[proofplan] We use the definition of $\sum_{i \in I} N_i$ as the collection of finite sums of elements from the submodules $N_i$. Closure under subtraction follows by concatenating one finite expression for the first element with the negatives of a finite expression for the second. Closure under scalar multiplication follows by distributing the scalar over a finite sum and using that each $N_i$ is a submodule. The containment and leastness properties then follow directly from the one-term finite-sum description and from the closure of any containing submodule under finite addition. [/proofplan]

[step:Use finite sums to verify the submodule conditions]Set \begin{align*} S := \sum_{i \in I} N_i. \end{align*} By the empty-sum convention, $0 \in S$, so $S$ is nonempty. Let $x,y \in S$ and let $r \in R$. By the definition of $S$, there exist nonnegative integers $m,n$, indices $i_1,\dots,i_m \in I$ and $j_1,\dots,j_n \in I$, and elements $x_k \in N_{i_k}$ for $1 \le k \le m$ and $y_\ell \in N_{j_\ell}$ for $1 \le \ell \le n$, such that \begin{align*} x = \sum_{k=1}^{m} x_k \end{align*} and \begin{align*} y = \sum_{\ell=1}^{n} y_\ell. \end{align*} If $m=0$ or $n=0$, the corresponding sum is interpreted as $0$. For each $\ell$, since $N_{j_\ell}$ is a submodule of $M$, it is closed under additive inverses, so $-y_\ell \in N_{j_\ell}$. Hence \begin{align*} x-y = \sum_{k=1}^{m} x_k + \sum_{\ell=1}^{n} (-y_\ell) \end{align*} is again a finite sum of elements drawn from the family $(N_i)_{i \in I}$. Therefore $x-y \in S$. For each $k$, since $N_{i_k}$ is a submodule of the left $R$-module $M$, it is closed under left scalar multiplication by elements of $R$, so $rx_k \in N_{i_k}$. By distributivity of scalar multiplication over finite sums in $M$, \begin{align*} rx = \sum_{k=1}^{m} rx_k. \end{align*} Thus $rx \in S$. Since $S$ is nonempty and is closed under differences and left scalar multiplication, $S \le M$.[/step]

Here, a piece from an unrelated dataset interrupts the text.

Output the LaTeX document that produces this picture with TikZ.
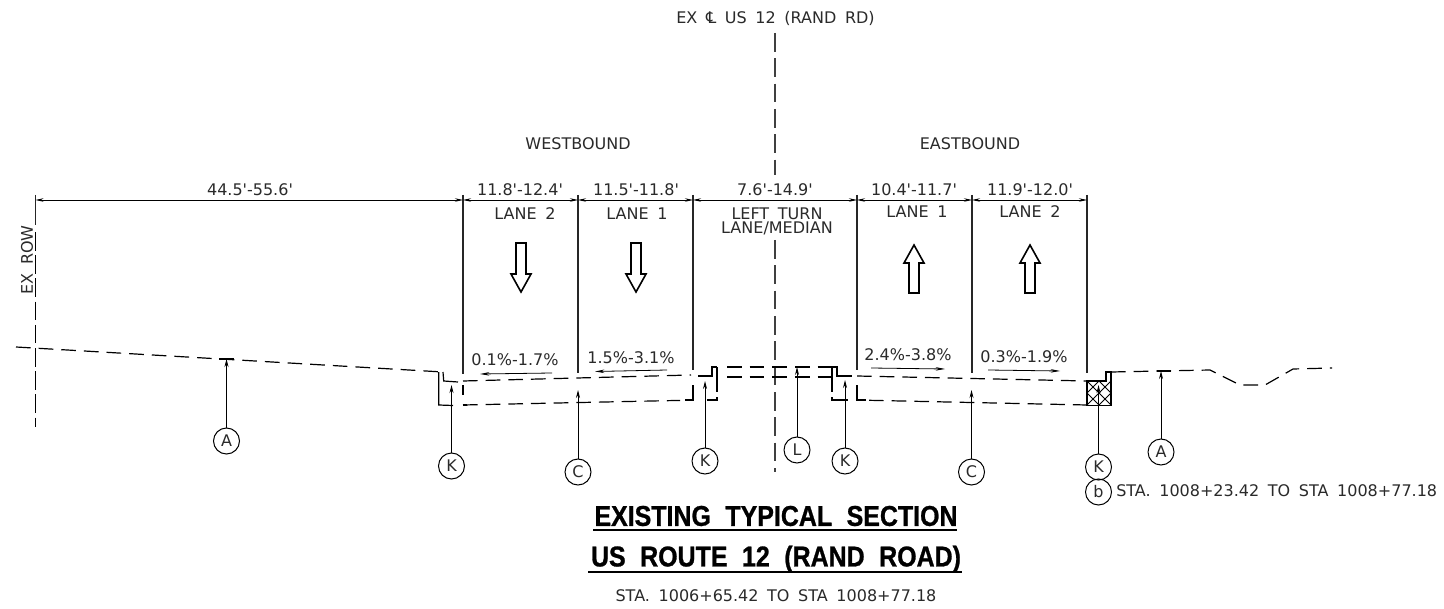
\documentclass[tikz,border=0pt]{standalone}
\usepackage{fontspec}
\setmainfont[WordSpace=1.7]{DejaVu Sans}
\newfontfamily\titlefont[FakeStretch=0.87,FakeBold=0.9,WordSpace=2.1]{Liberation Sans Bold}
\usetikzlibrary{arrows.meta}
\definecolor{ink}{HTML}{2A2A2A}
\newcommand{\ft}{\textquotesingle}
\tikzset{
  lbl/.style={inner sep=0pt,text=ink,font=\fontsize{12pt}{14pt}\selectfont},
  dimlbl/.style={lbl,font=\fontsize{12pt}{14pt}\selectfont},
  tag/.style={circle,draw=black,line width=.75pt,minimum size=19.5pt,inner sep=0pt,text=ink,font=\fontsize{12pt}{14pt}\selectfont},
  leader/.style={draw=black,line width=.7pt,-{Stealth[length=6pt,width=3pt]}},
  extline/.style={draw=black!85,line width=.95pt},
  dimline/.style={draw=black,line width=.55pt,{Stealth[length=6pt,width=2.6pt]}-{Stealth[length=6pt,width=2.6pt]}},
  slope/.style={draw=black,line width=.6pt,-{Stealth[length=7pt,width=2.6pt]}},
  grade/.style={draw=black,line width=.9pt,dash pattern=on 11pt off 6pt},
  solidgrade/.style={draw=black,line width=.9pt},
  cline/.style={draw=black!75,line width=1.1pt,dash pattern=on 14pt off 5pt},
  lanearrow/.style={draw=black,line width=1.2pt,line join=miter},
  titletxt/.style={inner sep=0pt,font=\titlefont\fontsize{21.5pt}{24pt}\selectfont}
}
\begin{document}
\begin{tikzpicture}[x=.75pt,y=-.75pt]
\useasboundingbox (0,0) rectangle (1444,609);
\fill[white] (0,0) rectangle (1444,609);
% vertical extension lines
\foreach \n/\x/\yb in {a/463/374,b/578/373,c/693/370,d/857/370,e/972/373,f/1087/373}{
  \coordinate (top\n) at (\x,195);
  \coordinate (bot\n) at (\x,\yb);
  \coordinate (dim\n) at (\x,200);
  \draw[extline] (top\n) -- (bot\n);
}
\coordinate (row0) at (35.5,195);
\coordinate (row1) at (35.5,225);
\coordinate (row2) at (35.5,232);
\coordinate (row3) at (35.5,427);
\coordinate (dim0) at (35.5,200);
\draw[extline] (row0) -- (row1);
\draw[draw=black,line width=1.4pt,dash pattern=on 14pt off 3.4pt] (row2) -- (row3);
% dimension line
\draw[dimline] (dim0) -- (dima);
\draw[dimline] (dima) -- (dimb);
\draw[dimline] (dimb) -- (dimc);
\draw[dimline] (dimc) -- (dimd);
\draw[dimline] (dimd) -- (dime);
\draw[dimline] (dime) -- (dimf);
% centre line
\coordinate (cl0) at (775,33);
\coordinate (cl1) at (775,175);
\coordinate (cl2) at (775,240);
\coordinate (cl3) at (775,472);
\draw[cline] (cl0) -- (cl1);
\draw[cline] (cl2) -- (cl3);
% ground and pavement
\coordinate (g0) at (16,347);
\coordinate (g1) at (443,372);
\draw[grade] (g0) -- (g1);
\draw[solidgrade] (g1) -- (443.7,381) -- (458,382);
\draw[solidgrade] (438.7,372) -- (438.7,405) -- (453,405.5);
\draw[grade] (463,381) -- (691,375);
\draw[grade] (463,405) -- (680,400.4);
\draw[solidgrade] (467,405) -- (463,405) (463,385) -- (463,395);
\draw[solidgrade] (693,385) -- (693,400) -- (685,400);
\draw[solidgrade] (698,376) -- (712,376) -- (712,367) -- (717,367);
\draw[solidgrade] (717,367) -- (717,392);
\draw[solidgrade] (707,400) -- (717,400) -- (717,397);
\draw[grade] (727,367) -- (834,367);
\draw[grade] (727,377) -- (834,377);
\draw[solidgrade] (832,367) -- (832,392);
\draw[solidgrade] (832,367) -- (837,367) -- (837,376) -- (852,376);
\draw[solidgrade] (832,397) -- (832,400) -- (848,400);
\draw[grade] (857,376) -- (1087,381);
\draw[grade] (869,400.3) -- (1087,405);
\draw[solidgrade] (857,385) -- (857,400) -- (866,400);
% hatched curb
\begin{scope}
\clip (1087,381) -- (1106,381) -- (1106,372) -- (1111,372) -- (1111,405.7) -- (1087,405.7) -- cycle;
\foreach \s in {-24,-12,...,24}{
  \draw[black,line width=.6pt] (1087+\s,381) -- (1087+\s+25,406);
  \draw[black,line width=.6pt] (1111-\s,381) -- (1111-\s-25,406);
}
\end{scope}
\draw[black,line width=1.1pt] (1087,381) -- (1106,381) -- (1106,372) -- (1111,372) -- (1111,405.7) -- (1087,405.7) -- cycle;
\draw[grade] (1111,372) -- (1210,370) -- (1240,385) -- (1265,385) -- (1293,369) -- (1332,368);
% lane arrows
\foreach \x in {521,636}{
  \draw[lanearrow] (\x-5,243) -- (\x+5,243) -- (\x+5,274) -- (\x+10,274) -- (\x,292) -- (\x-10,274) -- (\x-5,274) -- cycle;
}
\foreach \x in {914,1030}{
  \draw[lanearrow] (\x-5,293) -- (\x+5,293) -- (\x+5,263) -- (\x+10,263) -- (\x,245) -- (\x-10,263) -- (\x-5,263) -- cycle;
}
% slope arrows
\foreach \n/\xa/\ya/\xb/\yb in {p/552/373/480/374,q/667/370/595/371.5,r/871/368/945/369,s/988/370/1060/371}{
  \coordinate (\n0) at (\xa,\ya);
  \coordinate (\n1) at (\xb,\yb);
  \draw[slope] (\n0) -- (\n1);
}
% tags and leaders
\node[tag] (A1) at (226.5,441) {A};
\node[tag] (K1) at (451.5,466) {K};
\node[tag] (C1) at (578,472) {C};
\node[tag] (K2) at (705,461) {K};
\node[tag] (L1) at (797,450) {L};
\node[tag] (K3) at (845,461) {K};
\node[tag] (C2) at (971.5,472) {C};
\node[tag] (K4) at (1098.5,467) {K};
\node[tag] (A2) at (1161,452) {A};
\node[tag] (B1) at (1098.5,492) {b};
\coordinate (tA1) at (226.5,359);
\coordinate (tK1) at (451.5,385);
\coordinate (tC1) at (578,390);
\coordinate (tK2) at (705,381);
\coordinate (tL1) at (797,367);
\coordinate (tK3) at (845,380);
\coordinate (tC2) at (971.5,390);
\coordinate (tK4) at (1098.5,385);
\coordinate (tA2) at (1161,371);
\foreach \n in {A1,K1,C1,K2,L1,K3,C2,K4,A2}{ \draw[leader] (\n) -- (t\n); }
\draw[black,line width=.8pt] (219,359) -- (234,359) (1157,371) -- (1171,371);
% texts
\node[lbl] (cltxt) at (775.5,18) {EX ℄ US 12 (RAND RD)};
\node[lbl] (wb) at (578,143.5) {WESTBOUND};
\node[lbl] (eb) at (970,143.5) {EASTBOUND};
\node[dimlbl] (d0) at (250,189.5) {44.5\ft-55.6\ft};
\node[dimlbl] (d1) at (520,189.5) {11.8\ft-12.4\ft};
\node[dimlbl] (d2) at (636,189.5) {11.5\ft-11.8\ft};
\node[dimlbl] (d3) at (775,189.5) {7.6\ft-14.9\ft};
\node[dimlbl] (d4) at (914,189.5) {10.4\ft-11.7\ft};
\node[dimlbl] (d5) at (1030,189.5) {11.9\ft-12.0\ft};
\node[lbl] (l1) at (525,214) {LANE 2};
\node[lbl] (l2) at (637,214) {LANE 1};
\node[lbl] (l3) at (777,214) {LEFT TURN};
\node[lbl] (l4) at (777,228) {LANE/MEDIAN};
\node[lbl] (l5) at (917,212) {LANE 1};
\node[lbl] (l6) at (1030,212) {LANE 2};
\node[dimlbl] (s1) at (515,360) {0.1\%-1.7\%};
\node[dimlbl] (s2) at (631,358) {1.5\%-3.1\%};
\node[dimlbl] (s3) at (908,355) {2.4\%-3.8\%};
\node[dimlbl] (s4) at (1024,357) {0.3\%-1.9\%};
\node[lbl,rotate=90] (row) at (27,260) {EX ROW};
\node[lbl,anchor=west] (sta2) at (1116,491) {STA. 1008+23.42 TO STA 1008+77.18};
\node[lbl] (sta1) at (776,596) {STA. 1006+65.42 TO STA 1008+77.18};
\node[titletxt] (t1) at (776,516) {EXISTING TYPICAL SECTION};
\node[titletxt] (t2) at (776,559) {US ROUTE 12 (RAND ROAD)};
\coordinate (u1a) at (593,530); \coordinate (u1b) at (957,530);
\coordinate (u2a) at (588,572); \coordinate (u2b) at (962,572);
\draw[black,line width=1.1pt] (u1a) -- (u1b);
\draw[black,line width=1.1pt] (u2a) -- (u2b);
\end{tikzpicture}
\end{document}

[guided]The definition of the sum of a family of submodules is deliberately finite: an element of \begin{align*} S := \sum_{i \in I} N_i \end{align*} is not an arbitrary infinite series, but a finite sum of elements from the various $N_i$. The empty finite sum is allowed and is equal to $0$, so $0 \in S$. This proves the nonemptiness needed for the [submodule test](/theorems/8497). Now take arbitrary elements $x,y \in S$ and an arbitrary scalar $r \in R$. Because $x$ and $y$ lie in $S$, we may choose finite representations \begin{align*} x = \sum_{k=1}^{m} x_k \end{align*} and \begin{align*} y = \sum_{\ell=1}^{n} y_\ell, \end{align*} where $m,n$ are nonnegative integers, where $i_1,\dots,i_m,j_1,\dots,j_n \in I$, where $x_k \in N_{i_k}$ for each $k$, and where $y_\ell \in N_{j_\ell}$ for each $\ell$. If either finite list is empty, the corresponding sum is $0$. To prove closure under subtraction, we rewrite $x-y$ as one finite sum. Since each $N_{j_\ell}$ is a submodule, it is closed under additive inverses, so $-y_\ell \in N_{j_\ell}$ for every $\ell$. Therefore \begin{align*} x-y = \sum_{k=1}^{m} x_k + \sum_{\ell=1}^{n} (-y_\ell) \end{align*} is a finite sum whose summands still belong to members of the family $(N_i)_{i \in I}$. Hence $x-y \in S$. To prove closure under left scalar multiplication, use the module distributive law and the fact that each $N_{i_k}$ is closed under scalar multiplication. For every $k$, we have $x_k \in N_{i_k}$ and $N_{i_k} \le M$, so $rx_k \in N_{i_k}$. Thus \begin{align*} rx = \sum_{k=1}^{m} rx_k \end{align*} is again a finite sum of elements drawn from the same family. Hence $rx \in S$. Since $x,y \in S$ and $r \in R$ were arbitrary, $S$ is closed under differences and left scalar multiplication. Together with $0 \in S$, this proves $S \le M$.[/guided]

[step:Embed each summand as a one-term finite sum] Fix $i \in I$ and let $x \in N_i$. Then $x$ is the one-term finite sum \begin{align*} x = x \end{align*} with its only summand in $N_i$. Hence $x \in \sum_{j \in I} N_j$. Since $x \in N_i$ was arbitrary, $N_i \subset \sum_{j \in I} N_j$. [/step]

[step:Show every containing submodule contains the finite-sum set] Let $L \le M$ satisfy $N_i \subset L$ for every $i \in I$. Let $x \in \sum_{i \in I} N_i$. By definition, $x$ has a finite representation \begin{align*} x = \sum_{k=1}^{m} x_k \end{align*} where $m$ is a nonnegative integer, $i_1,\dots,i_m \in I$, and $x_k \in N_{i_k}$ for each $k$. Since $N_{i_k} \subset L$, each $x_k$ lies in $L$. Because $L$ is a submodule, it is closed under finite addition and contains $0$, so the finite sum $x$ lies in $L$. Therefore \begin{align*} \sum_{i \in I} N_i \subset L. \end{align*} This proves that $\sum_{i \in I}N_i$ is the least submodule of $M$ containing every $N_i$. [/step]